Not that he’s shy about any of this. “Of course, I plan to make a great deal of money in these revolutions,” he writes in “Angel.”
You could call his attitude chutzpah, or you could call it hustle, which is a quality Mr. Calacanis has in spades. He grew up in a working-class family in Brooklyn and writes that he spent much of his youth wondering, “What would it be like to be rich?”
He got his start in the 1990s as a reporter covering the budding internet industry in New York. Later, he helped found Weblogs, one of the early digital media companies, which, in 2005, he sold to AOL for $30 million. Along the way, he made dozens of connections — he casually name-drops every big name in tech — and now, as an angel, he parlays those connections into “deal flow,” getting early access to invest in the best start-ups.

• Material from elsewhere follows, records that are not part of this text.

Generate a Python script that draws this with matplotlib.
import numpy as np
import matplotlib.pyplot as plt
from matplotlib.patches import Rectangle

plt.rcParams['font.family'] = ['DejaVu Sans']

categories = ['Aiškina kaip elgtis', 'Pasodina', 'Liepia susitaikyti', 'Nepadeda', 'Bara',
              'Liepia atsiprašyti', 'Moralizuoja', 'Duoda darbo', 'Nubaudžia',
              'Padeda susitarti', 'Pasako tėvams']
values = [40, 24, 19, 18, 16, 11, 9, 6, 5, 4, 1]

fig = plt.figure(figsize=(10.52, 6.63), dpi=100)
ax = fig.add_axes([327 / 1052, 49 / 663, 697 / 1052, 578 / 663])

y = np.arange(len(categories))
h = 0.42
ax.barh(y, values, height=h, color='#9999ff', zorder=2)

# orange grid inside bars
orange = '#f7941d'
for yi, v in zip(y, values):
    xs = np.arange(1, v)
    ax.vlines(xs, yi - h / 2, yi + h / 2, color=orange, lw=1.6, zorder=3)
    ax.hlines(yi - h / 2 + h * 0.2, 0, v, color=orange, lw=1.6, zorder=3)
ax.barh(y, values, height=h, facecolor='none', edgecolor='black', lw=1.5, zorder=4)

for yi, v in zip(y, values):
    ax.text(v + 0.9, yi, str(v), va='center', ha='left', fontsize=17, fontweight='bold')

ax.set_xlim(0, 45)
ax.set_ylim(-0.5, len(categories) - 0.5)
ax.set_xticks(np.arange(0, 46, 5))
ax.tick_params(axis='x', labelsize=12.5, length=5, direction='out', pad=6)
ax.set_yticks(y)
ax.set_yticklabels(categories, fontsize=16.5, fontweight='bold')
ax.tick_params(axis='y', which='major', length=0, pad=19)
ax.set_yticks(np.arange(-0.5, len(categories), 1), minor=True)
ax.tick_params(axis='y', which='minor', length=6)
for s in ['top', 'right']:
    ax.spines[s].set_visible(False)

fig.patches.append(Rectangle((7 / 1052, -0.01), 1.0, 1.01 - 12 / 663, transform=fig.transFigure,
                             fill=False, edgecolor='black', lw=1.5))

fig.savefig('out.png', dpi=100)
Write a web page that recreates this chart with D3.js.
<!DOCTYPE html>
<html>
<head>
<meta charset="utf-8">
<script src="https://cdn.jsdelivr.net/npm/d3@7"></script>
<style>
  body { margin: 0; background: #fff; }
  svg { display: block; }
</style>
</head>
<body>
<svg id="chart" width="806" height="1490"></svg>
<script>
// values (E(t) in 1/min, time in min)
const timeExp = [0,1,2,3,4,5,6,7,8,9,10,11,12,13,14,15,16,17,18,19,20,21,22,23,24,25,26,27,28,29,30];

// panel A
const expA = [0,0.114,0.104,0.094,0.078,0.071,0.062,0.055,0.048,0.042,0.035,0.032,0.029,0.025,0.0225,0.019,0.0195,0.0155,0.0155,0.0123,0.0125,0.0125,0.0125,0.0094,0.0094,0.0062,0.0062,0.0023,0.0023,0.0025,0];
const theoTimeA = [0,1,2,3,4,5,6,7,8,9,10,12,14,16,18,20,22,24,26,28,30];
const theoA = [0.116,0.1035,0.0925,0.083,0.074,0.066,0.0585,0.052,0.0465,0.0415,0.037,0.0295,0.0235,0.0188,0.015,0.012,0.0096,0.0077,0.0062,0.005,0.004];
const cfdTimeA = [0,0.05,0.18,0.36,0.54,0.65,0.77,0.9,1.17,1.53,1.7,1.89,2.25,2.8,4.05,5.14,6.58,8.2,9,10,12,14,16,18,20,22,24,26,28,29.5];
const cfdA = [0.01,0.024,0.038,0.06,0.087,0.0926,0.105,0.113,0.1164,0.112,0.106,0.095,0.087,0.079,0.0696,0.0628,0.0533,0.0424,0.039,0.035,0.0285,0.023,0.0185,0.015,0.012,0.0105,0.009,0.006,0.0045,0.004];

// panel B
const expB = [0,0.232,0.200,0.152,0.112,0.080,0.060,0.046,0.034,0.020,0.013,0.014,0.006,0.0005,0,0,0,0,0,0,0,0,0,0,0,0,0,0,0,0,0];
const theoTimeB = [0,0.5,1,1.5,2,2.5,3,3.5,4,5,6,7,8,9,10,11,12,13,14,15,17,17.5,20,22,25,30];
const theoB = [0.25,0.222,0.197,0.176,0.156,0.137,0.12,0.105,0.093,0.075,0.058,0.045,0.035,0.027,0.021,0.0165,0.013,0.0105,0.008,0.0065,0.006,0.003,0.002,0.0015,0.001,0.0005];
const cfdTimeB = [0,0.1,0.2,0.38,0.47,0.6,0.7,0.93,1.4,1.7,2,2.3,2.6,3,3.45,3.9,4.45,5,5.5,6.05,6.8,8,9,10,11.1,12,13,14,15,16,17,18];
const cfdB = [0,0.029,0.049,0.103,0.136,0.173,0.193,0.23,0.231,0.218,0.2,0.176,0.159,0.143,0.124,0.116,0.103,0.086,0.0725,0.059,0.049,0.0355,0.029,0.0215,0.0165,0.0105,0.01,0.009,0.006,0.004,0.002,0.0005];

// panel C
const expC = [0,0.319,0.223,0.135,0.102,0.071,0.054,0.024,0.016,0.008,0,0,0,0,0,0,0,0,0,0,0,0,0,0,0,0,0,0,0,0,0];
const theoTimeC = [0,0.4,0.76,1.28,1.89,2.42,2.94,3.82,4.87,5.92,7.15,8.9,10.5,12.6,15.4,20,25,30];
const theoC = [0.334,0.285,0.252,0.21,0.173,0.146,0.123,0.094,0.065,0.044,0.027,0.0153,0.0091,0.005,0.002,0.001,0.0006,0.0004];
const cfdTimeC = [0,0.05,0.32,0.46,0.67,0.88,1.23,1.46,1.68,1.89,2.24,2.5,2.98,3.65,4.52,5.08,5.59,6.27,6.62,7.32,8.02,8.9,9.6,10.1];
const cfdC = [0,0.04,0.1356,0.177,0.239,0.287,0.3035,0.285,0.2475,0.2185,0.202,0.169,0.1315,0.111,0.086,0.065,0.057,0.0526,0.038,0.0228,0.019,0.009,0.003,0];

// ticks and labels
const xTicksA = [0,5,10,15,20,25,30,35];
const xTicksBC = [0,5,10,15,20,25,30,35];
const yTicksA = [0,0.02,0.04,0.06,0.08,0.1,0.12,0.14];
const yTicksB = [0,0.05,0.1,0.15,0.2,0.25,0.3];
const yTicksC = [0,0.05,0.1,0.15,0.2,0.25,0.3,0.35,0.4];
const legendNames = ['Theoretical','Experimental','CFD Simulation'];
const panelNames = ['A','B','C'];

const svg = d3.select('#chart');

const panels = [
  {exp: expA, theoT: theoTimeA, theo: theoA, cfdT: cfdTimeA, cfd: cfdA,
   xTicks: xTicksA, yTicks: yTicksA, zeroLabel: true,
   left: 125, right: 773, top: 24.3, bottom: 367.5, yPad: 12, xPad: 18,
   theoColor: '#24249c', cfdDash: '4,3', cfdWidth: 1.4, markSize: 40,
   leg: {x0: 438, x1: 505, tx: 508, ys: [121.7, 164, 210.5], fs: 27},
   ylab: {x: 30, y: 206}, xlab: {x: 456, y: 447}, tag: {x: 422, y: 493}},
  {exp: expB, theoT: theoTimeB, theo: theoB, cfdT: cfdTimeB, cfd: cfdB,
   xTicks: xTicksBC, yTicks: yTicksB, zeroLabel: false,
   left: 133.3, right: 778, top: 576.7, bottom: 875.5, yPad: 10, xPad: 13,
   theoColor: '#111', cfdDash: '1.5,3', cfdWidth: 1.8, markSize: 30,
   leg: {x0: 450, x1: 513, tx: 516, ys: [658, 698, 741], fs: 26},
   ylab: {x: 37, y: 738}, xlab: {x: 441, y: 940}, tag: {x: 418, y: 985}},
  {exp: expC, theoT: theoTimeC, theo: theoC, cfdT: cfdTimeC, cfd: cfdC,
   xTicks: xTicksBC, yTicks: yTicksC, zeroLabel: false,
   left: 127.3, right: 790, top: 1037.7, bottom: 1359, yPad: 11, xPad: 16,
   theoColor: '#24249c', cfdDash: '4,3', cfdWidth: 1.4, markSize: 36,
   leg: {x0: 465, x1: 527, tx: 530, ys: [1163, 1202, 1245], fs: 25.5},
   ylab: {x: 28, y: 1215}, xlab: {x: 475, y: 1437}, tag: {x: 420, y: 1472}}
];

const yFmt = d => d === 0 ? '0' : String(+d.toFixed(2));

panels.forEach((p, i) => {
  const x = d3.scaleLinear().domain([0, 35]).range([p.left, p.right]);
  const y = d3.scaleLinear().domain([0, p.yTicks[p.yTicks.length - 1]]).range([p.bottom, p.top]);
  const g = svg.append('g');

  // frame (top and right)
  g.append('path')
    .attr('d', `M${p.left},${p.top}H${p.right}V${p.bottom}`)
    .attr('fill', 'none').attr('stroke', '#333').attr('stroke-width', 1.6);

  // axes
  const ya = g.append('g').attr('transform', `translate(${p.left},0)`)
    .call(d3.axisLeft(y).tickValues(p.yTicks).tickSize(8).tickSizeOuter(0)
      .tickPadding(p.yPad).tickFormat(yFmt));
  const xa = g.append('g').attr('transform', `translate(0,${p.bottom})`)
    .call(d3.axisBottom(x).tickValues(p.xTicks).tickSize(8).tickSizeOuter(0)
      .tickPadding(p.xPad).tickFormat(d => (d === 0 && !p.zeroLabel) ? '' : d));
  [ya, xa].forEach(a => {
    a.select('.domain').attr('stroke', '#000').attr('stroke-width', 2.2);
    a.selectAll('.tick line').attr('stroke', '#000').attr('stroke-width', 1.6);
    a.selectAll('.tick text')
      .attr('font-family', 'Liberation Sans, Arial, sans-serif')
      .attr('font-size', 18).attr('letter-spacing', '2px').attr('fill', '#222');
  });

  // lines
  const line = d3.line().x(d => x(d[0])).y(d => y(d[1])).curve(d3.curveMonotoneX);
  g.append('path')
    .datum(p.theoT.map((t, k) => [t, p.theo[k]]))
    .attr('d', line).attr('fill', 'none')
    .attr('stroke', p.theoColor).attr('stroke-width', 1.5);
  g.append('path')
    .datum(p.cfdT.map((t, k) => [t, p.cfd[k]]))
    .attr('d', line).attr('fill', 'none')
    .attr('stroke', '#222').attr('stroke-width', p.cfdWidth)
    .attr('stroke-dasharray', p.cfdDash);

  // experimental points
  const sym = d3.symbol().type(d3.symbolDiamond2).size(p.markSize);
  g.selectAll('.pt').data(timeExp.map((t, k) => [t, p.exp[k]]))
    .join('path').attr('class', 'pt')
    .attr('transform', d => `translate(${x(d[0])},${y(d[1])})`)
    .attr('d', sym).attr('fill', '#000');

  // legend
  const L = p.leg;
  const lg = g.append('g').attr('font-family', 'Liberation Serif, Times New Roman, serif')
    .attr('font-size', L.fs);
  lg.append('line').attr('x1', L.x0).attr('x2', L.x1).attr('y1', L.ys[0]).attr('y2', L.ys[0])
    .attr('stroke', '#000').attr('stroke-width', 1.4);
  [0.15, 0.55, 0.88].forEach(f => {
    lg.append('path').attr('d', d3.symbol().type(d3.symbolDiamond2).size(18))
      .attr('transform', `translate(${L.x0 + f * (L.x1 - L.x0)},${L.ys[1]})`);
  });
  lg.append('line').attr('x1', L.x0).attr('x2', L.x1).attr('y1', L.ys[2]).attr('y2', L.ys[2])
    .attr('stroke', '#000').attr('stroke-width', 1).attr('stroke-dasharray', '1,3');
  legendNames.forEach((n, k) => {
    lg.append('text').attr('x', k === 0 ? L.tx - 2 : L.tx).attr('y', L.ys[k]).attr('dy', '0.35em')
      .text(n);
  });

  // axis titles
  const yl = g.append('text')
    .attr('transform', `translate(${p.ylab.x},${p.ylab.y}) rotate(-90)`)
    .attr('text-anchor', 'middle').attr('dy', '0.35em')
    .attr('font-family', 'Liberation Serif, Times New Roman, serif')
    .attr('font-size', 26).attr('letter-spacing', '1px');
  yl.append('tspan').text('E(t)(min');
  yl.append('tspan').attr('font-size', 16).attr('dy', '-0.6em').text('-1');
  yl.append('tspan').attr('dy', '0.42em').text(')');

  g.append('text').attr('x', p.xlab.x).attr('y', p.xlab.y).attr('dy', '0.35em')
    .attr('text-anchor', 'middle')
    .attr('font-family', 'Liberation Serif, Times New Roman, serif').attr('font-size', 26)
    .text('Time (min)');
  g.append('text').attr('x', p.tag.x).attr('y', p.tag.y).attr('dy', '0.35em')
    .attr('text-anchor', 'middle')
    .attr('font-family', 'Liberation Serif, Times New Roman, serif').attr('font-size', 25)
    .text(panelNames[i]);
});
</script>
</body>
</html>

In 2009, the venture capital firm Sequoia enlisted Mr. Calacanis as one of its “scouts,” an informal network of entrepreneurs who look for promising companies on the firm’s behalf. As part of that program, Mr. Calacanis invested $25,000 on a friend’s crazy-sounding tech-enabled cab company. The friend was Travis Kalanick; the company was Uber. And despite that company’s recent turmoil, the deal has turned into Mr. Calacanis’s biggest win as an angel by far, worth about $100 million on paper.
One charge against Mr. Calacanis’s advice is that his wins aren’t widely replicable — not everyone can make a fortune off their friends’ billion-dollar ideas, after all.
But Mr. Calacanis isn’t suggesting that people enter the angel business expecting to get rich quickly.
“Look, I’m going to wind up being the GOAT,” he said, using internet-speak for Greatest Of All Time. “You don’t read a book by Michael Jordan or LeBron James and expect to start playing basketball like Michael Jordan or LeBron James.”
Instead, he outlines a careful and systematic approach for newcomers to the angel business. He said people should start slowly, first as part of syndicates like his. Those deals will help newbie investors get exposed to other investors and tech founders, which will bring them access to bigger and better deals. He said repeatedly that this would take time and effort — people should be willing to spend 20 hours a week on their investments, and if they really want to hit it big, they should be willing to move to Silicon Valley.
And he is frank about the risks. The book begins with an all-caps disclaimer warning, “DON’T READ THIS BOOK IF YOU CAN’T HANDLE LOSING YOUR MONEY INVESTING IN THE RISKIEST ASSET CLASS ON THE PLANET: START-UPS.”
But to Mr. Calacanis, the risks are worth taking. The world seems to have lost its moorings; it’s changing in ways that none of us can predict anymore.
So shouldn’t you do something big? As Mr. Calacanis argues: “No gamble, no future.”